Dataset content:

::::

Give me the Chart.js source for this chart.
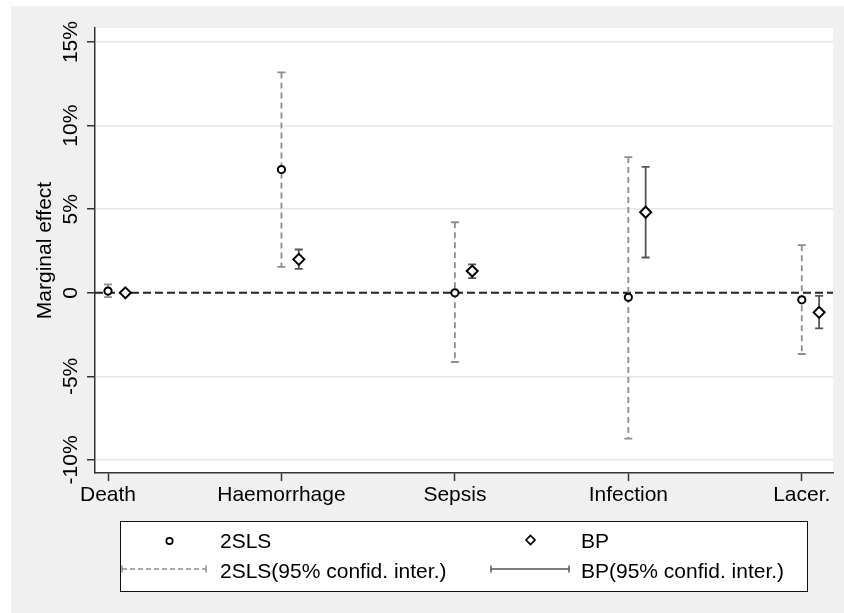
<!DOCTYPE html>
<html>
<head>
<meta charset="utf-8">
<script src="https://cdn.jsdelivr.net/npm/chart.js@4.4.0/dist/chart.umd.min.js"></script>
<style>
  html, body { margin: 0; padding: 0; background: #fff; }
</style>
</head>
<body>
<canvas id="chart" width="844" height="613"></canvas>
<script>
// values, in percent
const categories = ["Death", "Haemorrhage", "Sepsis", "Infection", "Lacer."];
const tslsEst = [0.1, 7.37, 0.0, -0.27, -0.42];
const tslsLow = [-0.26, 1.55, -4.14, -8.72, -3.66];
const tslsHigh = [0.5, 13.18, 4.22, 8.12, 2.85];
const bpEst = [0.0, 2.0, 1.3, 4.82, -1.17];
const bpLow = [-0.03, 1.43, 0.88, 2.11, -2.13];
const bpHigh = [0.03, 2.59, 1.7, 7.53, -0.18];
const yTicks = [-10, -5, 0, 5, 10, 15];
const yTickLabels = ["-10%", "-5%", "0", "5%", "10%", "15%"];
const yTitle = "Marginal effect";
const legendLabels = ["2SLS", "BP", "2SLS(95% confid. inter.)", "BP(95% confid. inter.)"];

const FONT = "'Liberation Sans', Arial, Helvetica, sans-serif";
const TSLS_CI = "#8e8e8e";
const BP_CI = "#555555";

function ciBar(ctx, x, y1, y2, color, dash) {
  ctx.save();
  ctx.strokeStyle = color;
  ctx.lineWidth = 1.8;
  ctx.setLineDash(dash);
  ctx.beginPath();
  ctx.moveTo(x, y1);
  ctx.lineTo(x, y2);
  ctx.stroke();
  ctx.setLineDash([]);
  ctx.beginPath();
  ctx.moveTo(x - 4, y1); ctx.lineTo(x + 4, y1);
  ctx.moveTo(x - 4, y2); ctx.lineTo(x + 4, y2);
  ctx.stroke();
  ctx.restore();
}

function hBar(ctx, x1, x2, y, color, dash) {
  ctx.save();
  ctx.strokeStyle = color;
  ctx.lineWidth = 1.5;
  ctx.setLineDash(dash);
  ctx.beginPath();
  ctx.moveTo(x1, y); ctx.lineTo(x2, y);
  ctx.stroke();
  ctx.setLineDash([]);
  ctx.beginPath();
  ctx.moveTo(x1, y - 3.5); ctx.lineTo(x1, y + 3.5);
  ctx.moveTo(x2, y - 3.5); ctx.lineTo(x2, y + 3.5);
  ctx.stroke();
  ctx.restore();
}

const stataLook = {
  id: "stataLook",
  beforeDraw(chart) {
    const { ctx, chartArea: a } = chart;
    ctx.save();
    ctx.fillStyle = "#fff";
    ctx.fillRect(0, 0, chart.width, chart.height);
    ctx.fillStyle = "#f0f0f0";
    ctx.fillRect(11, 6, chart.width - 11, chart.height - 6);
    ctx.fillStyle = "#fff";
    ctx.fillRect(a.left, a.top, a.right - a.left, a.bottom - a.top);
    ctx.restore();
  },
  beforeDatasetsDraw(chart) {
    const { ctx, chartArea: a } = chart;
    const xs = chart.scales.x, ys = chart.scales.y;
    // zero reference line
    const y0 = ys.getPixelForValue(0);
    ctx.save();
    ctx.strokeStyle = "#222";
    ctx.lineWidth = 2;
    ctx.setLineDash([8, 4]);
    ctx.beginPath();
    ctx.moveTo(a.left, y0);
    ctx.lineTo(a.right, y0);
    ctx.stroke();
    ctx.restore();
    categories.forEach((c, i) => {
      ciBar(ctx, xs.getPixelForValue(i + 1), ys.getPixelForValue(tslsHigh[i]),
        ys.getPixelForValue(tslsLow[i]), TSLS_CI, [6, 4]);
      ciBar(ctx, xs.getPixelForValue(i + 1.1), ys.getPixelForValue(bpHigh[i]),
        ys.getPixelForValue(bpLow[i]), BP_CI, []);
    });
  },
  afterDraw(chart) {
    const { ctx, chartArea: a } = chart;
    const ys = chart.scales.y;
    ctx.save();
    ctx.fillStyle = "#000";
    ctx.font = "21px " + FONT;
    ctx.textAlign = "center";
    ctx.textBaseline = "alphabetic";
    // rotated y tick labels
    yTicks.forEach((v, i) => {
      ctx.save();
      ctx.translate(77, ys.getPixelForValue(v));
      ctx.rotate(-Math.PI / 2);
      ctx.fillText(yTickLabels[i], 0, 0);
      ctx.restore();
    });
    // y title
    ctx.save();
    ctx.translate(51, (a.top + a.bottom) / 2);
    ctx.rotate(-Math.PI / 2);
    ctx.fillText(yTitle, 0, 0);
    ctx.restore();

    // legend
    ctx.fillStyle = "#fff";
    ctx.fillRect(120.5, 521.5, 687, 70);
    ctx.strokeStyle = "#111";
    ctx.lineWidth = 1;
    ctx.strokeRect(120.5, 521.5, 687, 70);

    ctx.lineWidth = 1.7;
    ctx.strokeStyle = "#000";
    ctx.beginPath();
    ctx.arc(169.5, 541, 3.2, 0, Math.PI * 2);
    ctx.stroke();
    ctx.beginPath();
    ctx.moveTo(530.5, 535.5); ctx.lineTo(535, 540);
    ctx.lineTo(530.5, 544.5); ctx.lineTo(526, 540);
    ctx.closePath();
    ctx.stroke();

    hBar(ctx, 122, 206, 569, TSLS_CI, [5, 3]);
    hBar(ctx, 491, 569, 569, BP_CI, []);

    ctx.fillStyle = "#000";
    ctx.textAlign = "left";
    ctx.fillText(legendLabels[0], 220, 548);
    ctx.fillText(legendLabels[1], 581, 548);
    ctx.fillText(legendLabels[2], 220, 578);
    ctx.fillText(legendLabels[3], 581, 578);
    ctx.restore();
  }
};

new Chart(document.getElementById("chart"), {
  type: "scatter",
  data: {
    datasets: [
      {
        label: legendLabels[0],
        data: tslsEst.map((v, i) => ({ x: i + 1, y: v })),
        pointStyle: "circle",
        pointRadius: 3.6,
        pointBorderWidth: 2,
        borderColor: "#000",
        backgroundColor: "#fff"
      },
      {
        label: legendLabels[1],
        data: bpEst.map((v, i) => ({ x: i + 1.1, y: v })),
        pointStyle: "rectRot",
        pointRadius: 5.5,
        pointBorderWidth: 2,
        borderColor: "#000",
        backgroundColor: "#fff"
      }
    ]
  },
  options: {
    responsive: false,
    animation: false,
    layout: { padding: { top: 28, right: 11, left: 0, bottom: 0 } },
    plugins: { legend: { display: false }, tooltip: { enabled: false } },
    scales: {
      x: {
        type: "linear",
        min: 0.925,
        max: 5.18,
        afterBuildTicks: (s) => { s.ticks = categories.map((c, i) => ({ value: i + 1 })); },
        afterFit: (s) => { s.height = 140; },
        ticks: {
          callback: (v) => categories[v - 1],
          font: { size: 21, family: FONT },
          color: "#000",
          padding: 2,
          maxRotation: 0,
          autoSkip: false
        },
        grid: { drawOnChartArea: false, tickLength: 8, tickColor: "#333", tickWidth: 1.5 },
        border: { color: "#333", width: 1.5 }
      },
      y: {
        min: -10.78,
        max: 15.84,
        afterBuildTicks: (s) => { s.ticks = yTicks.map((v) => ({ value: v })); },
        afterFit: (s) => { s.width = 95; },
        ticks: { display: false },
        grid: {
          color: (c) => (c.tick && c.tick.value === 0 ? "rgba(0,0,0,0)" : "#e6e6e6"),
          lineWidth: 1.5,
          tickLength: 8,
          tickColor: "#333",
          tickWidth: 1.5
        },
        border: { color: "#333", width: 1.5 }
      }
    }
  },
  plugins: [stataLook]
});
</script>
</body>
</html>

::::

Problem description:
Copy out all of the material exactly as written, without its pictures.

Expected answer:
Give me the Chart.js source for this chart.
<!DOCTYPE html>
<html>
<head>
<meta charset="utf-8">
<script src="https://cdn.jsdelivr.net/npm/chart.js@4.4.0/dist/chart.umd.min.js"></script>
<style>
  html, body { margin: 0; padding: 0; background: #fff; }
</style>
</head>
<body>
<canvas id="chart" width="844" height="613"></canvas>
<script>
// values, in percent
const categories = ["Death", "Haemorrhage", "Sepsis", "Infection", "Lacer."];
const tslsEst = [0.1, 7.37, 0.0, -0.27, -0.42];
const tslsLow = [-0.26, 1.55, -4.14, -8.72, -3.66];
const tslsHigh = [0.5, 13.18, 4.22, 8.12, 2.85];
const bpEst = [0.0, 2.0, 1.3, 4.82, -1.17];
const bpLow = [-0.03, 1.43, 0.88, 2.11, -2.13];
const bpHigh = [0.03, 2.59, 1.7, 7.53, -0.18];
const yTicks = [-10, -5, 0, 5, 10, 15];
const yTickLabels = ["-10%", "-5%", "0", "5%", "10%", "15%"];
const yTitle = "Marginal effect";
const legendLabels = ["2SLS", "BP", "2SLS(95% confid. inter.)", "BP(95% confid. inter.)"];

const FONT = "'Liberation Sans', Arial, Helvetica, sans-serif";
const TSLS_CI = "#8e8e8e";
const BP_CI = "#555555";

function ciBar(ctx, x, y1, y2, color, dash) {
  ctx.save();
  ctx.strokeStyle = color;
  ctx.lineWidth = 1.8;
  ctx.setLineDash(dash);
  ctx.beginPath();
  ctx.moveTo(x, y1);
  ctx.lineTo(x, y2);
  ctx.stroke();
  ctx.setLineDash([]);
  ctx.beginPath();
  ctx.moveTo(x - 4, y1); ctx.lineTo(x + 4, y1);
  ctx.moveTo(x - 4, y2); ctx.lineTo(x + 4, y2);
  ctx.stroke();
  ctx.restore();
}

function hBar(ctx, x1, x2, y, color, dash) {
  ctx.save();
  ctx.strokeStyle = color;
  ctx.lineWidth = 1.5;
  ctx.setLineDash(dash);
  ctx.beginPath();
  ctx.moveTo(x1, y); ctx.lineTo(x2, y);
  ctx.stroke();
  ctx.setLineDash([]);
  ctx.beginPath();
  ctx.moveTo(x1, y - 3.5); ctx.lineTo(x1, y + 3.5);
  ctx.moveTo(x2, y - 3.5); ctx.lineTo(x2, y + 3.5);
  ctx.stroke();
  ctx.restore();
}

const stataLook = {
  id: "stataLook",
  beforeDraw(chart) {
    const { ctx, chartArea: a } = chart;
    ctx.save();
    ctx.fillStyle = "#fff";
    ctx.fillRect(0, 0, chart.width, chart.height);
    ctx.fillStyle = "#f0f0f0";
    ctx.fillRect(11, 6, chart.width - 11, chart.height - 6);
    ctx.fillStyle = "#fff";
    ctx.fillRect(a.left, a.top, a.right - a.left, a.bottom - a.top);
    ctx.restore();
  },
  beforeDatasetsDraw(chart) {
    const { ctx, chartArea: a } = chart;
    const xs = chart.scales.x, ys = chart.scales.y;
    // zero reference line
    const y0 = ys.getPixelForValue(0);
    ctx.save();
    ctx.strokeStyle = "#222";
    ctx.lineWidth = 2;
    ctx.setLineDash([8, 4]);
    ctx.beginPath();
    ctx.moveTo(a.left, y0);
    ctx.lineTo(a.right, y0);
    ctx.stroke();
    ctx.restore();
    categories.forEach((c, i) => {
      ciBar(ctx, xs.getPixelForValue(i + 1), ys.getPixelForValue(tslsHigh[i]),
        ys.getPixelForValue(tslsLow[i]), TSLS_CI, [6, 4]);
      ciBar(ctx, xs.getPixelForValue(i + 1.1), ys.getPixelForValue(bpHigh[i]),
        ys.getPixelForValue(bpLow[i]), BP_CI, []);
    });
  },
  afterDraw(chart) {
    const { ctx, chartArea: a } = chart;
    const ys = chart.scales.y;
    ctx.save();
    ctx.fillStyle = "#000";
    ctx.font = "21px " + FONT;
    ctx.textAlign = "center";
    ctx.textBaseline = "alphabetic";
    // rotated y tick labels
    yTicks.forEach((v, i) => {
      ctx.save();
      ctx.translate(77, ys.getPixelForValue(v));
      ctx.rotate(-Math.PI / 2);
      ctx.fillText(yTickLabels[i], 0, 0);
      ctx.restore();
    });
    // y title
    ctx.save();
    ctx.translate(51, (a.top + a.bottom) / 2);
    ctx.rotate(-Math.PI / 2);
    ctx.fillText(yTitle, 0, 0);
    ctx.restore();

    // legend
    ctx.fillStyle = "#fff";
    ctx.fillRect(120.5, 521.5, 687, 70);
    ctx.strokeStyle = "#111";
    ctx.lineWidth = 1;
    ctx.strokeRect(120.5, 521.5, 687, 70);

    ctx.lineWidth = 1.7;
    ctx.strokeStyle = "#000";
    ctx.beginPath();
    ctx.arc(169.5, 541, 3.2, 0, Math.PI * 2);
    ctx.stroke();
    ctx.beginPath();
    ctx.moveTo(530.5, 535.5); ctx.lineTo(535, 540);
    ctx.lineTo(530.5, 544.5); ctx.lineTo(526, 540);
    ctx.closePath();
    ctx.stroke();

    hBar(ctx, 122, 206, 569, TSLS_CI, [5, 3]);
    hBar(ctx, 491, 569, 569, BP_CI, []);

    ctx.fillStyle = "#000";
    ctx.textAlign = "left";
    ctx.fillText(legendLabels[0], 220, 548);
    ctx.fillText(legendLabels[1], 581, 548);
    ctx.fillText(legendLabels[2], 220, 578);
    ctx.fillText(legendLabels[3], 581, 578);
    ctx.restore();
  }
};

new Chart(document.getElementById("chart"), {
  type: "scatter",
  data: {
    datasets: [
      {
        label: legendLabels[0],
        data: tslsEst.map((v, i) => ({ x: i + 1, y: v })),
        pointStyle: "circle",
        pointRadius: 3.6,
        pointBorderWidth: 2,
        borderColor: "#000",
        backgroundColor: "#fff"
      },
      {
        label: legendLabels[1],
        data: bpEst.map((v, i) => ({ x: i + 1.1, y: v })),
        pointStyle: "rectRot",
        pointRadius: 5.5,
        pointBorderWidth: 2,
        borderColor: "#000",
        backgroundColor: "#fff"
      }
    ]
  },
  options: {
    responsive: false,
    animation: false,
    layout: { padding: { top: 28, right: 11, left: 0, bottom: 0 } },
    plugins: { legend: { display: false }, tooltip: { enabled: false } },
    scales: {
      x: {
        type: "linear",
        min: 0.925,
        max: 5.18,
        afterBuildTicks: (s) => { s.ticks = categories.map((c, i) => ({ value: i + 1 })); },
        afterFit: (s) => { s.height = 140; },
        ticks: {
          callback: (v) => categories[v - 1],
          font: { size: 21, family: FONT },
          color: "#000",
          padding: 2,
          maxRotation: 0,
          autoSkip: false
        },
        grid: { drawOnChartArea: false, tickLength: 8, tickColor: "#333", tickWidth: 1.5 },
        border: { color: "#333", width: 1.5 }
      },
      y: {
        min: -10.78,
        max: 15.84,
        afterBuildTicks: (s) => { s.ticks = yTicks.map((v) => ({ value: v })); },
        afterFit: (s) => { s.width = 95; },
        ticks: { display: false },
        grid: {
          color: (c) => (c.tick && c.tick.value === 0 ? "rgba(0,0,0,0)" : "#e6e6e6"),
          lineWidth: 1.5,
          tickLength: 8,
          tickColor: "#333",
          tickWidth: 1.5
        },
        border: { color: "#333", width: 1.5 }
      }
    }
  },
  plugins: [stataLook]
});
</script>
</body>
</html>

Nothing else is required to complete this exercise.